§ **Given instruction**: In the entries below, repeat only the lines between those holding "What Chart.js code" and "const chartTitle = 'Taxes and Investment';", inclusive. Leave pictures out.

§ **Data to process**:
= = = = = = =
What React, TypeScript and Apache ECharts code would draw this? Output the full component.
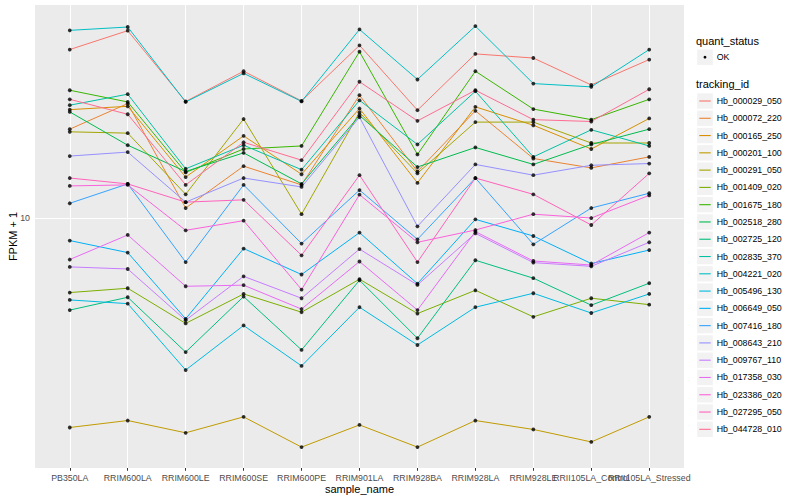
import React, { useEffect, useRef } from "react";
import * as echarts from "echarts";

const categories = [
  "PB350LA", "RRIM600LA", "RRIM600LE", "RRIM600SE", "RRIM600PE", "RRIM901LA",
  "RRIM928BA", "RRIM928LA", "RRIM928LE", "RRII105LA_Control", "RRII105LA_Stressed",
];

const trackingIds = [
  "Hb_000029_050", "Hb_000072_220", "Hb_000165_250", "Hb_000201_100", "Hb_000291_050",
  "Hb_001409_020", "Hb_001675_180", "Hb_002518_280", "Hb_002725_120", "Hb_002835_370",
  "Hb_004221_020", "Hb_005496_130", "Hb_006649_050", "Hb_007416_180", "Hb_008643_210",
  "Hb_009767_110", "Hb_017358_030", "Hb_023386_020", "Hb_027295_050", "Hb_044728_010",
];

const trackingColors = [
  "#F8766D", "#EA8331", "#D89000", "#C09B00", "#A3A500",
  "#7CAE00", "#39B600", "#00BB4E", "#00BF7D", "#00C1A3",
  "#00BFC4", "#00BAE0", "#00B0F6", "#35A2FF", "#9590FF",
  "#C77CFF", "#E76BF3", "#FA62DB", "#FF62BC", "#FF6C91",
];

// FPKM + 1 per sample, in category order
const hb000029_050 = [36.5, 42.2, 24.5, 30.9, 24.6, 37.7, 22.9, 35.3, 34.2, 27.8, 33.8];
const hb000072_220 = [19.8, 24.1, 10.8, 14.9, 12.9, 25.7, 14.3, 22.8, 15.8, 14.7, 16.0];
const hb000165_250 = [23.0, 23.6, 13.7, 18.8, 14.0, 23.2, 13.1, 23.5, 20.4, 17.0, 21.5];
const hb000201_100 = [2.0, 2.11, 1.92, 2.17, 1.72, 2.04, 1.72, 2.11, 1.97, 1.79, 2.17];
const hb000291_050 = [19.4, 19.2, 12.0, 21.4, 10.3, 22.5, 14.1, 20.9, 20.9, 17.8, 17.8];
const hb001409_020 = [5.64, 5.83, 4.45, 5.58, 4.85, 6.25, 4.8, 5.74, 4.68, 5.4, 5.14];
const hb001675_180 = [26.7, 24.4, 14.2, 17.0, 17.4, 35.9, 16.3, 30.9, 23.1, 21.3, 24.9];
const hb002518_280 = [22.6, 17.5, 14.3, 16.5, 13.0, 22.0, 14.8, 17.2, 15.1, 17.6, 19.8];
const hb002725_120 = [4.93, 5.44, 3.57, 5.47, 3.63, 6.2, 3.97, 7.23, 6.3, 5.12, 6.06];
const hb002835_370 = [23.8, 25.9, 14.6, 17.5, 14.5, 24.7, 17.6, 26.5, 16.0, 19.7, 17.4];
const hb004221_020 = [42.3, 43.4, 24.4, 30.4, 24.5, 42.6, 29.0, 43.7, 28.1, 27.4, 36.5];
const hb005496_130 = [5.33, 5.18, 3.11, 4.38, 3.21, 5.04, 3.77, 5.04, 5.61, 4.82, 5.58];
const hb006649_050 = [8.41, 7.67, 4.61, 7.91, 6.48, 8.94, 6.04, 9.9, 8.71, 7.05, 7.82];
const hb007416_180 = [11.2, 13.0, 7.13, 12.9, 8.22, 12.4, 8.49, 13.6, 8.17, 10.8, 12.1];
const hb008643_210 = [16.1, 16.6, 11.3, 13.6, 12.7, 21.7, 9.38, 15.1, 13.9, 15.0, 15.2];
const hb009767_110 = [6.87, 6.76, 4.56, 6.39, 5.4, 7.88, 5.98, 8.89, 7.1, 6.9, 8.3];
const hb017358_030 = [7.27, 8.78, 5.92, 5.97, 4.97, 7.16, 4.93, 9.01, 7.19, 6.97, 8.94];
const hb023386_020 = [12.8, 12.9, 9.1, 9.8, 5.77, 11.97, 8.3, 9.12, 10.3, 10.0, 11.9];
const hb027295_050 = [13.6, 13.0, 11.3, 11.5, 7.51, 13.9, 7.13, 13.6, 12.0, 9.48, 14.1];
const hb044728_010 = [24.9, 22.2, 12.9, 17.9, 15.6, 28.5, 21.1, 26.7, 21.3, 21.0, 26.9];

const seriesValues = [
  hb000029_050, hb000072_220, hb000165_250, hb000201_100, hb000291_050,
  hb001409_020, hb001675_180, hb002518_280, hb002725_120, hb002835_370,
  hb004221_020, hb005496_130, hb006649_050, hb007416_180, hb008643_210,
  hb009767_110, hb017358_030, hb023386_020, hb027295_050, hb044728_010,
];

const yTickValues = [10];
const yMin = 1.465;
const yMax = 51.4;
const quantStatus = ["OK"];

const FONT = "'Liberation Sans', Arial, Helvetica, sans-serif";

export default function App() {
  const ref = useRef<HTMLDivElement>(null);

  useEffect(() => {
    if (!ref.current) return;
    const chart = echarts.init(ref.current, undefined, { renderer: "svg" });
    const xTicks = categories.map((_, i) => i);
    // labels split over two axes so ECharts never drops overlapping neighbours
    const evenTicks = xTicks.filter((i) => i % 2 === 0);
    const oddTicks = xTicks.filter((i) => i % 2 === 1);

    const lineSeries: any[] = trackingIds.map((name, k) => ({
      type: "line",
      name,
      data: seriesValues[k].map((v, i) => [i, v]),
      showSymbol: false,
      symbol: "none",
      lineStyle: { color: trackingColors[k], width: 1.0 },
      itemStyle: { color: trackingColors[k] },
      z: 2,
      silent: true,
    }));
    lineSeries[0].markLine = {
      silent: true,
      z: 1,
      symbol: "none",
      label: { show: false },
      lineStyle: { color: "#FFFFFF", width: 1.07, type: "solid" },
      data: [
        ...xTicks.map((i) => ({ xAxis: i })),
        ...yTickValues.map((v) => ({ yAxis: v })),
      ],
    };

    const points: number[][] = [];
    seriesValues.forEach((vals) => vals.forEach((v, i) => points.push([i, v])));

    const keyTop = 93.3;
    const pitch = 17.28;
    const graphics: any[] = [
      {
        type: "text", x: 13, y: 236.5, rotation: Math.PI / 2,
        style: { text: "FPKM + 1", fontSize: 11, fontFamily: FONT, fill: "#000", align: "center", verticalAlign: "middle" },
      },
      {
        type: "text", x: 359.5, y: 488.5,
        style: { text: "sample_name", fontSize: 11, fontFamily: FONT, fill: "#000", align: "center", verticalAlign: "middle" },
      },
      {
        type: "text", x: 696, y: 40.7,
        style: { text: "quant_status", fontSize: 11, fontFamily: FONT, fill: "#000", verticalAlign: "middle" },
      },
      ...quantStatus.flatMap((q, i) => [
        { type: "rect", shape: { x: 697.2, y: 49.5 + i * pitch, width: 15.6, height: 15.4 }, style: { fill: "#F2F2F2" } },
        { type: "circle", shape: { cx: 705, cy: 57.2 + i * pitch, r: 1.4 }, style: { fill: "#000" } },
        { type: "text", x: 716.7, y: 57.2 + i * pitch, style: { text: q, fontSize: 8.8, fontFamily: FONT, fill: "#000", verticalAlign: "middle" } },
      ]),
      {
        type: "text", x: 696, y: 84,
        style: { text: "tracking_id", fontSize: 11, fontFamily: FONT, fill: "#000", verticalAlign: "middle" },
      },
      ...trackingIds.flatMap((name, i) => [
        { type: "rect", shape: { x: 697.2, y: keyTop + i * pitch, width: 15.6, height: 15.4 }, style: { fill: "#F2F2F2" } },
        {
          type: "line",
          shape: { x1: 699.3, y1: keyTop + 7.7 + i * pitch, x2: 710.7, y2: keyTop + 7.7 + i * pitch },
          style: { stroke: trackingColors[i], lineWidth: 1.1 },
        },
        {
          type: "text", x: 716.7, y: keyTop + 7.7 + i * pitch,
          style: { text: name, fontSize: 8.8, fontFamily: FONT, fill: "#000", verticalAlign: "middle" },
        },
      ]),
    ];

    const xLabelStyle = {
      show: true,
      formatter: (v: number) => categories[Math.round(v)] ?? "",
      fontSize: 8.8,
      color: "#4D4D4D",
      margin: 5,
      fontFamily: FONT,
      hideOverlap: false,
    };

    chart.setOption({
      animation: false,
      textStyle: { fontFamily: FONT },
      grid: { left: 35, right: 116, top: 5, bottom: 32, show: true, backgroundColor: "#EBEBEB", borderWidth: 0, containLabel: false },
      xAxis: [
        {
          type: "value",
          min: -0.6,
          max: 10.6,
          axisLine: { show: false },
          splitLine: { show: false },
          axisTick: { show: true, customValues: xTicks, length: 2.75, lineStyle: { color: "#333333", width: 1 } },
          axisLabel: { ...xLabelStyle, customValues: evenTicks },
        },
        {
          type: "value",
          position: "bottom",
          offset: 0,
          min: -0.6,
          max: 10.6,
          axisLine: { show: false },
          splitLine: { show: false },
          axisTick: { show: false },
          axisLabel: { ...xLabelStyle, customValues: oddTicks },
        },
      ],
      yAxis: {
        type: "log",
        logBase: 10,
        min: yMin,
        max: yMax,
        axisLine: { show: false },
        splitLine: { show: false },
        minorSplitLine: { show: false },
        axisTick: { show: true, customValues: yTickValues, length: 2.75, lineStyle: { color: "#333333", width: 1 } },
        axisLabel: {
          show: true,
          customValues: yTickValues,
          formatter: (v: number) => String(Math.round(v)),
          fontSize: 8.8,
          color: "#4D4D4D",
          margin: 5,
          fontFamily: FONT,
        },
      },
      series: [
        ...lineSeries,
        {
          type: "scatter",
          data: points,
          symbol: "circle",
          symbolSize: 3.8,
          itemStyle: { color: "#000000" },
          z: 3,
          silent: true,
        },
      ],
      graphic: graphics,
    });

    return () => chart.dispose();
  }, []);

  return <div ref={ref} style={{ position: "absolute", left: 0, top: 0, width: 800, height: 500 }} />;
}
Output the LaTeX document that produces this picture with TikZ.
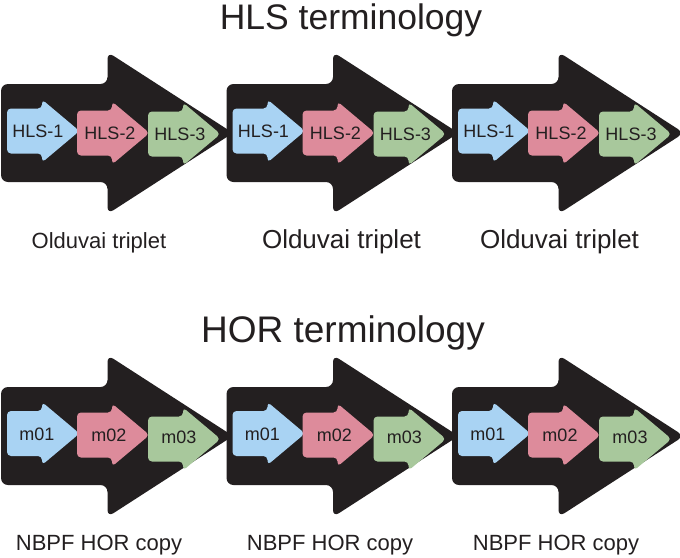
\documentclass[tikz,border=0pt]{standalone}
\usepackage{fontspec}
\setmainfont{Liberation Sans}
\definecolor{bk}{HTML}{231F20}
\definecolor{hblue}{HTML}{A9D3F3}
\definecolor{hpink}{HTML}{DD8B9B}
\definecolor{hgreen}{HTML}{A8C89C}
\newcommand\mybigarr[2]{%
  \fill[bigarrow] ({#1},{#2-49}) -- ({#1+106.5},{#2-49}) -- ({#1+106.5},{#2-81})
    -- ({#1+232},{#2}) -- ({#1+106.5},{#2+81}) -- ({#1+106.5},{#2+49})
    -- ({#1},{#2+49}) -- cycle;}
\newcommand\mysmallarr[3]{%
  \fill[smallarrow,#1] ({#2},{#3-22.5}) -- ({#2+35},{#3-22.5}) -- ({#2+35},{#3-31.5})
    -- ({#2+72.5},{#3}) -- ({#2+35},{#3+31.5}) -- ({#2+35},{#3+22.5})
    -- ({#2},{#3+22.5}) -- cycle;}
\begin{document}
\begin{tikzpicture}[x=1pt,y=-1pt]
\tikzset{
  bigarrow/.style={fill=bk, rounded corners=7pt},
  smallarrow/.style={rounded corners=4pt},
  intext/.style={text=bk, font=\fontsize{18}{21}\selectfont, inner sep=0pt},
  lab/.style={text=bk, inner sep=0pt, anchor=base},
  ttl/.style={text=bk, inner sep=0pt, anchor=base},
}
\useasboundingbox (0,0) rectangle (680,557);
\fill[white] (0,0) rectangle (680,557);

\node[ttl, font=\fontsize{35.5}{40}\selectfont] (title-hls) at (351,29) {HLS terminology};
\node[ttl, font=\fontsize{37}{42}\selectfont] (title-hor) at (343,342) {HOR terminology};

\foreach \k in {0,1,2}{
  \pgfmathsetmacro\L{1+225.5*\k}
  \mybigarr{\L}{133}
  \mybigarr{\L}{436}
  % top row
  \mysmallarr{hblue}{\L+6}{131}
  \mysmallarr{hpink}{\L+76}{133}
  \mysmallarr{hgreen}{\L+147}{134}
  \node[intext] (hls1-\k) at ({\L+6+31},131.5) {HLS-1};
  \node[intext] (hls2-\k) at ({\L+76+33},133.5) {HLS-2};
  \node[intext] (hls3-\k) at ({\L+147+32},134) {HLS-3};
  % bottom row
  \mysmallarr{hblue}{\L+6}{433.5}
  \mysmallarr{hpink}{\L+76}{435}
  \mysmallarr{hgreen}{\L+147}{439}
  \node[intext] (m01-\k) at ({\L+6+30},434) {m01};
  \node[intext] (m02-\k) at ({\L+76+32},435) {m02};
  \node[intext] (m03-\k) at ({\L+147+31},437) {m03};
}

\node[lab, font=\fontsize{22}{26}\selectfont] (old-1) at (99,248) {Olduvai triplet};
\node[lab, font=\fontsize{26}{30}\selectfont] (old-2) at (341.5,248) {Olduvai triplet};
\node[lab, font=\fontsize{26}{30}\selectfont] (old-3) at (559.5,248) {Olduvai triplet};

\node[lab, font=\fontsize{22}{26}\selectfont] (nbpf-1) at (99,550) {NBPF HOR copy};
\node[lab, font=\fontsize{22}{26}\selectfont] (nbpf-2) at (330,550) {NBPF HOR copy};
\node[lab, font=\fontsize{22}{26}\selectfont] (nbpf-3) at (556,550) {NBPF HOR copy};
\end{tikzpicture}
\end{document}
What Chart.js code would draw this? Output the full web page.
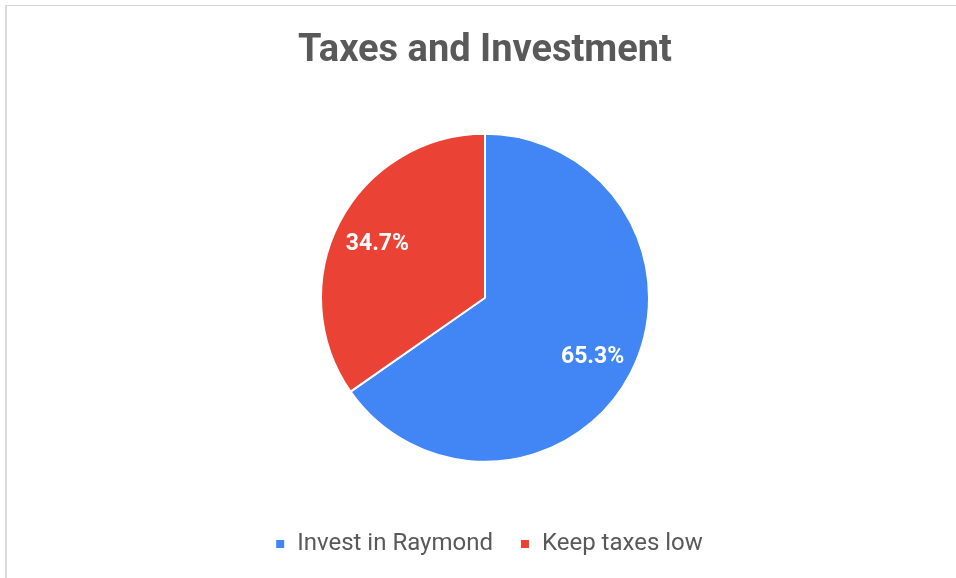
<!DOCTYPE html>
<html>
<head>
<meta charset="utf-8">
<script src="https://cdn.jsdelivr.net/npm/chart.js@4"></script>
<style>
  html, body { margin: 0; padding: 0; background: #fff; overflow: hidden; }
  #wrap { position: relative; width: 956px; height: 578px; }
  #frame {
    position: absolute; left: 5px; top: 5px; width: 1000px; height: 1000px;
    border-left: 2px solid #dcdcdc; border-top: 1px solid #d4d4d4;
    pointer-events: none;
  }
  canvas { position: absolute; left: 0; top: 0; }
</style>
</head>
<body>
<div id="wrap">
  <canvas id="myChart" width="956" height="578"></canvas>
  <div id="frame"></div>
</div>
<script>
// Chart data
const labels = ['Invest in Raymond', 'Keep taxes low'];
const values = [65.3, 34.7];
const colors = ['#4285F4', '#EA4335'];
const chartTitle = 'Taxes and Investment';

// Percent labels drawn inside the slices
const sliceLabels = {
    id: 'sliceLabels',
    afterDatasetsDraw(chart) {
        const ctx = chart.ctx;
        const meta = chart.getDatasetMeta(0);
        const data = chart.data.datasets[0].data;
        const total = data.reduce((a, b) => a + b, 0);
        ctx.save();
        ctx.fillStyle = '#ffffff';
        ctx.font = 'bold 23px Roboto';
        ctx.textAlign = 'center';
        ctx.textBaseline = 'middle';
        meta.data.forEach((arc, i) => {
            const p = arc.getProps(['x', 'y', 'startAngle', 'endAngle', 'outerRadius'], true);
            const mid = (p.startAngle + p.endAngle) / 2;
            const r = p.outerRadius * 0.74;
            const text = (data[i] / total * 100).toFixed(1) + '%';
            ctx.fillText(text, p.x + Math.cos(mid) * r, p.y + Math.sin(mid) * r + 3);
        });
        ctx.restore();
    }
};

// nudge the legend a bit to the right, like the original
const legendShift = {
    id: 'legendShift',
    afterLayout(chart) {
        chart.legend.left += 4;
        chart.legend.right += 4;
    }
};

const config = {
    type: 'pie',
    data: {
        labels: labels,
        datasets: [{
            data: values,
            backgroundColor: colors,
            borderColor: '#ffffff',
            borderWidth: 2,
            radius: 164,
        }],
    },
    options: {
        responsive: false,
        animation: false,
        layout: {
            padding: { left: 14, right: 0, top: 0, bottom: 12 },
        },
        plugins: {
            title: {
                display: true,
                text: chartTitle,
                color: '#595959',
                font: { family: 'Roboto', size: 38, weight: 'bold' },
                padding: { top: 29, bottom: 16 },
            },
            legend: {
                position: 'bottom',
                labels: {
                    usePointStyle: true,
                    pointStyle: 'rect',
                    boxWidth: 10,
                    boxHeight: 10,
                    padding: 27,
                    color: '#595959',
                    font: { family: 'Roboto', size: 24 },
                },
            },
            tooltip: { enabled: false },
        },
    },
    plugins: [sliceLabels, legendShift],
};

const ctx = document.getElementById('myChart').getContext('2d');
const myChart = new Chart(ctx, config);
</script>
</body>
</html>
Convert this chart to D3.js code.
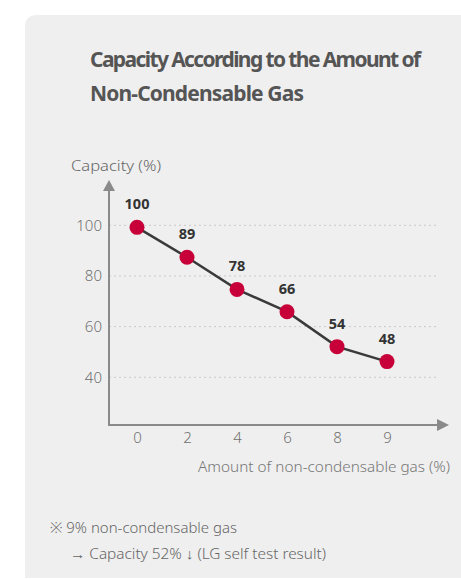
<!DOCTYPE html>
<html><head><meta charset="utf-8">
<script src="https://cdn.jsdelivr.net/npm/d3@7"></script>
<style>html,body{margin:0;padding:0;background:#fff;}svg{display:block;}</style>
</head><body>
<svg id="c" width="461" height="579"></svg>
<script>
const categories = ["0","2","4","6","8","9"];
const values = [99.2, 87.4, 74.7, 65.9, 52.1, 46.2];
const valueLabels = ["100","89","78","66","54","48"];
const yTicks = [40, 60, 80, 100];
const titleLines = ["Capacity According to the Amount of", "Non-Condensable Gas"];
const yTitle = "Capacity (%)";
const xTitle = "Amount of non-condensable gas (%)";
const notes = ["※ 9% non-condensable gas", "→ Capacity 52% ↓ (LG self test result)"];

const svg = d3.select("#c");
const font = "'Noto Sans', 'Open Sans', sans-serif";

// panel
svg.append("path")
  .attr("d", "M25,578 L25,27 Q25,15 37,15 L461,15 L461,578 Z")
  .attr("fill", "#efefef");

// title (fit width by letter-spacing)
const tl = [{t:titleLines[0], y:67, w:331},{t:titleLines[1], y:101, w:214}];
svg.selectAll("text.title").data(tl).enter().append("text")
  .attr("class","title")
  .attr("x", 90).attr("y", d=>d.y)
  .attr("font-family", font).attr("font-weight", 700).attr("font-size", 21)
  .attr("fill", "#555")
  .text(d=>d.t)
  .each(function(d){
    const nat = this.getComputedTextLength();
    const ls = (d.w - nat) / (d.t.length - 1);
    d3.select(this).attr("letter-spacing", ls.toFixed(2));
  });

const x = d3.scalePoint().domain(categories).range([137, 387]);
const y = d3.scaleLinear().domain([40, 100]).range([377.3, 225.3]);

const axisX0 = 109, axisY0 = 425, axisXEnd = 449, axisYEnd = 180;
const axisColor = "#8a8a8a";

// grid
svg.append("g").selectAll("line").data(yTicks).enter().append("line")
  .attr("x1", axisX0).attr("x2", 438)
  .attr("y1", d=>y(d)).attr("y2", d=>y(d))
  .attr("stroke", "#c8c8c8").attr("stroke-width", 1).attr("stroke-dasharray", "2,3");

// axes lines
svg.append("line").attr("x1", axisX0).attr("x2", axisX0).attr("y1", axisYEnd+9).attr("y2", axisY0+1)
  .attr("stroke", axisColor).attr("stroke-width", 2);
svg.append("line").attr("x1", axisX0-1).attr("x2", axisXEnd-11).attr("y1", axisY0).attr("y2", axisY0)
  .attr("stroke", axisColor).attr("stroke-width", 2);
svg.append("path").attr("d", `M${axisX0},${axisYEnd} L${axisX0-6},${axisYEnd+11} L${axisX0+6},${axisYEnd+11} Z`).attr("fill", axisColor);
svg.append("path").attr("d", `M${axisXEnd},${axisY0} L${axisXEnd-12},${axisY0-6} L${axisXEnd-12},${axisY0+6} Z`).attr("fill", axisColor);

// y axis ticks
const gy = svg.append("g").attr("transform", `translate(${axisX0},0)`)
  .call(d3.axisLeft(y).tickValues(yTicks).tickSize(0).tickPadding(7));
gy.select(".domain").remove();
gy.selectAll("text").attr("font-family", font).attr("font-size", 15).attr("font-weight", 300).attr("fill", "#707070");

// x axis ticks
const gx = svg.append("g").attr("transform", `translate(0,${axisY0})`)
  .call(d3.axisBottom(x).tickSize(0).tickPadding(7));
gx.select(".domain").remove();
gx.selectAll("text").attr("font-family", font).attr("font-size", 15).attr("font-weight", 300).attr("fill", "#707070");

// axis titles
svg.append("text").attr("x", 71).attr("y", 171)
  .attr("font-family", font).attr("font-size", 14).attr("font-weight", 300).attr("fill", "#666")
  .attr("textLength", 90).attr("lengthAdjust","spacingAndGlyphs").text(yTitle);
svg.append("text").attr("x", 198).attr("y", 472)
  .attr("font-family", font).attr("font-size", 14.5).attr("font-weight", 300).attr("fill", "#777")
  .attr("textLength", 252).attr("lengthAdjust","spacingAndGlyphs").text(xTitle);

// line
const data = categories.map((c,i)=>({c, v:values[i], l:valueLabels[i]}));
svg.append("path").datum(data)
  .attr("d", d3.line().x(d=>x(d.c)).y(d=>y(d.v)))
  .attr("fill","none").attr("stroke","#3a3a3a").attr("stroke-width", 2.5);

svg.append("g").selectAll("circle").data(data).enter().append("circle")
  .attr("cx", d=>x(d.c)).attr("cy", d=>y(d.v)).attr("r", 7.5)
  .attr("fill", "#c8003a");

svg.append("g").selectAll("text").data(data).enter().append("text")
  .attr("x", d=>x(d.c)).attr("y", d=>y(d.v)-18)
  .attr("text-anchor","middle")
  .attr("font-family", font).attr("font-size", 14.5).attr("font-weight", 700).attr("fill", "#333")
  .text(d=>d.l);

// notes
const nl = [{t:notes[0], x:50, y:533, w:187},{t:notes[1], x:70, y:559, w:256}];
svg.selectAll("text.note").data(nl).enter().append("text")
  .attr("class","note").attr("x", d=>d.x).attr("y", d=>d.y)
  .attr("font-family", font).attr("font-size", 14.5).attr("font-weight", 300).attr("fill", "#666")
  .attr("textLength", d=>d.w).attr("lengthAdjust","spacingAndGlyphs")
  .text(d=>d.t);
</script>
</body></html>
= = = = = = =
§ **Finished task**:
What Chart.js code would draw this? Output the full web page.
<!DOCTYPE html>
<html>
<head>
<meta charset="utf-8">
<script src="https://cdn.jsdelivr.net/npm/chart.js@4"></script>
<style>
  html, body { margin: 0; padding: 0; background: #fff; overflow: hidden; }
  #wrap { position: relative; width: 956px; height: 578px; }
  #frame {
    position: absolute; left: 5px; top: 5px; width: 1000px; height: 1000px;
    border-left: 2px solid #dcdcdc; border-top: 1px solid #d4d4d4;
    pointer-events: none;
  }
  canvas { position: absolute; left: 0; top: 0; }
</style>
</head>
<body>
<div id="wrap">
  <canvas id="myChart" width="956" height="578"></canvas>
  <div id="frame"></div>
</div>
<script>
// Chart data
const labels = ['Invest in Raymond', 'Keep taxes low'];
const values = [65.3, 34.7];
const colors = ['#4285F4', '#EA4335'];
const chartTitle = 'Taxes and Investment';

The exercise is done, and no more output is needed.